Todd, whose main stable is based at Virgil Morgan’s Winner Circle Training Center near Columbus, OH, said he’s training 48 horses for Greg, who goes by the stable name Black Magic Racing LLC.
Sure, there’s some jealousy in the industry that he’s suddenly been gifted a stable full of talented horses, but most people are happy to see Todd Luther get his shot at training great horses and attempting to win classics such as the Little Brown Jug and Meadowlands Pace.
In a game needing new faces and new investors, it’s an early favorite for feel-good story of the year.
“There’s as many haters as there are people rooting me on, but here at Virgil’s back home, on race days, my phone is blowing up all the time with people just saying good luck and ‘We hope that you make it.’ So, we’re going to give it 100 per cent,” Todd said.
Saturday (May 15), Todd will start Chief Mate in the second of two $50,000 Graduate divisions at The Meadowlands in the second leg of the series.
Two weeks ago, Todd made his first start at The Big M in more than five years when Chief Mate, a horse that topped this year’s January Tattersalls Winter Mixed Sale with a bid of $220,000 (U.S.), finished third in his first leg Graduate test.
“I was very excited to be on the big stage and nervous at the same time,” Todd said, adding he’s only raced one other horse at the Meadowlands.
“I had a horse that was out east a long time ago, I think five or six years, and we needed a start and just raced him there and he was just in a non-winners of one, but this is the first time on the big stage like that and it was very exciting.”
On Sunday (May 16), Luther will race sophomore pacing colts Water Sports Teen and Captains Place at The Downs at Mohegan Sun Pocono in divisions of the Pennsylvania Sires Stakes (PASS) and Pennsylvania Stallion Series, respectively.
Todd said his brother has long talked about buying a bunch of talented horses, but something different came over Greg during last fall’s yearling sales.
“Any one that we had picked out, he bought. Then, when the Meadowlands sale came out, he said, ‘Let’s just keep going. Let’s get us some Grand Circuit horses,’” Todd said.
Greg then bought a few horses — including Water Sports Teen — from the estate of noted breeder and owner Bob Key. Greg then took his horse acquisition hobby online.
“He has a website, www.sellmyhorsenow.com and we bought a few off of that. I have a bunch of blank checks, so if we see something we like, it’s free will, pretty much, to buy. We don’t want to overpay, but he wants the top-calibre horses,” Todd said, adding he would love to win the Meadowlands Pace one day and his brother’s biggest dream is to win the Jug.
“I used to train at Delaware,” Todd said.

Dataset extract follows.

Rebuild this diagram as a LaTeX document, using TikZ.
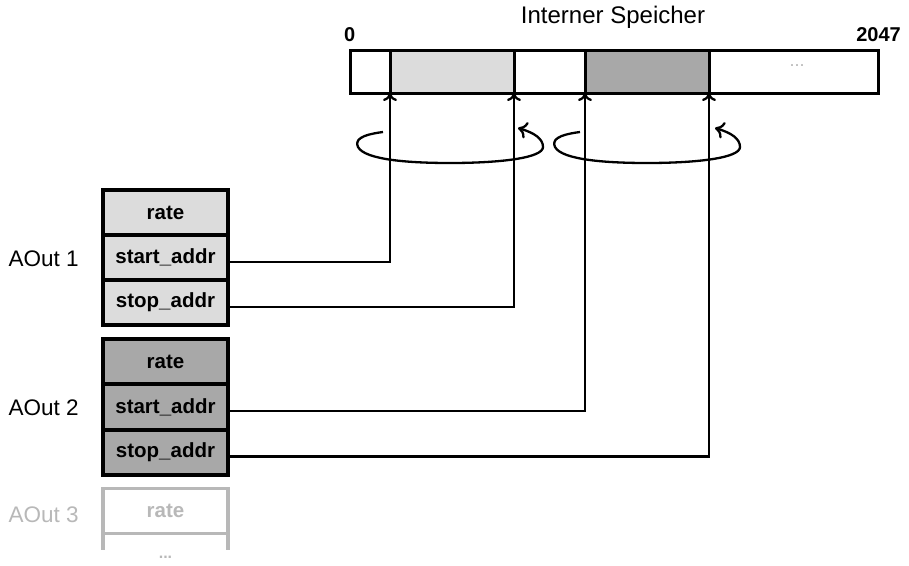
\documentclass[tikz,border=0pt]{standalone}
\usepackage{fontspec}
\setmainfont{Liberation Sans}
\usetikzlibrary{arrows.meta}
\definecolor{lightfill}{HTML}{DCDCDC}
\definecolor{darkfill}{HTML}{A8A8A8}
\definecolor{ghost}{HTML}{B8B8B8}
\tikzset{
  field/.style={draw=black, line width=3.2pt, minimum width=125pt, minimum height=45pt, inner sep=0pt, font=\fontsize{20.5}{22}\selectfont\bfseries},
  lightfield/.style={field, fill=lightfill},
  darkfield/.style={field, fill=darkfill},
  ghostfield/.style={draw=ghost, line width=3.2pt, minimum width=125pt, minimum height=45pt, inner sep=0pt, text=ghost, font=\fontsize{20.5}{22}\selectfont\bfseries},
  chlabel/.style={anchor=west, font=\fontsize{22.5}{24}\selectfont},
  link/.style={line width=2.3pt, -{To[length=8pt,width=14pt]}},
  swirl/.style={line width=2.3pt, -{To[length=9pt,width=17pt]}},
  memcell/.style={draw=black, line width=3pt},
}
\begin{document}
\begin{tikzpicture}[x=1pt,y=-1pt]
\useasboundingbox (0,0) rectangle (909,565);
% memory
\node[font=\fontsize{24}{26}\selectfont] (title) at (613,17) {Interner Speicher};
\node[font=\fontsize{20}{22}\selectfont\bfseries, anchor=base west, inner sep=0pt] (zero) at (344,41) {0};
\node[font=\fontsize{20}{22}\selectfont\bfseries, anchor=base east, inner sep=0pt] (top) at (901,41) {2047};
\fill[lightfill] (390,50) rectangle (514,93);
\fill[darkfill] (585,50) rectangle (709,93);
\draw[memcell] (350,50) rectangle (878,93);
\foreach \x in {390,514,585,709} \draw[memcell] (\x,50) -- (\x,93);
\node[text=ghost, font=\fontsize{18}{20}\selectfont] (dots1) at (797,66) {...};
\coordinate (m1) at (390,93);
\coordinate (m2) at (514,93);
\coordinate (m3) at (585,93);
\coordinate (m4) at (709,93);
% AOut 1
\node[lightfield] (r1) at (165.5,212.5) {rate};
\node[lightfield] (s1) at (165.5,257.5) {start\_addr};
\node[lightfield] (e1) at (165.5,302.5) {stop\_addr};
\node[chlabel] (l1) at (5,259) {AOut 1};
% AOut 2
\node[darkfield] (r2) at (165.5,361.5) {rate};
\node[darkfield] (s2) at (165.5,407) {start\_addr};
\node[darkfield] (e2) at (165.5,452.5) {stop\_addr};
\node[chlabel] (l2) at (5,408) {AOut 2};
% AOut 3
\node[ghostfield] (r3) at (165.5,511) {rate};
\draw[ghost, line width=3.2pt] (103,533) -- (103,550) (228,533) -- (228,550);
\node[chlabel, text=ghost] (l3) at (5,515) {AOut 3};
\node[text=ghost, font=\fontsize{16}{18}\selectfont\bfseries] (dots2) at (165.5,557) {...};
% connectors
\draw[link] ([yshift=-4.5pt]s1.east) -| (m1);
\draw[link] ([yshift=-4.5pt]e1.east) -| (m2);
\draw[link] ([yshift=-4pt]s2.east) -| (m3);
\draw[link] ([yshift=-4pt]e2.east) -| (m4);
% swirls
\foreach \cx in {450,647}{
  \draw[swirl] (\cx-67,132) .. controls (\cx-90,135) and (\cx-95,140) .. (\cx-92,147)
     .. controls (\cx-85,160) and (\cx-40,163) .. (\cx,163)
     .. controls (\cx+50,163) and (\cx+93,158) .. (\cx+93,147)
     .. controls (\cx+93,139) and (\cx+85,133) .. (\cx+68,128);
}
\end{tikzpicture}
\end{document}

As for whether he owes Greg a big Christmas present this year, Todd said he’s already working on it.
“I’m hoping that my big Christmas gift is for these horses to perform like I think they will for him,” Todd said. “I think it would be kind of cool to start from the claimers and get to where we are now and I think we have the horses in the barn that can compete on a very high level.”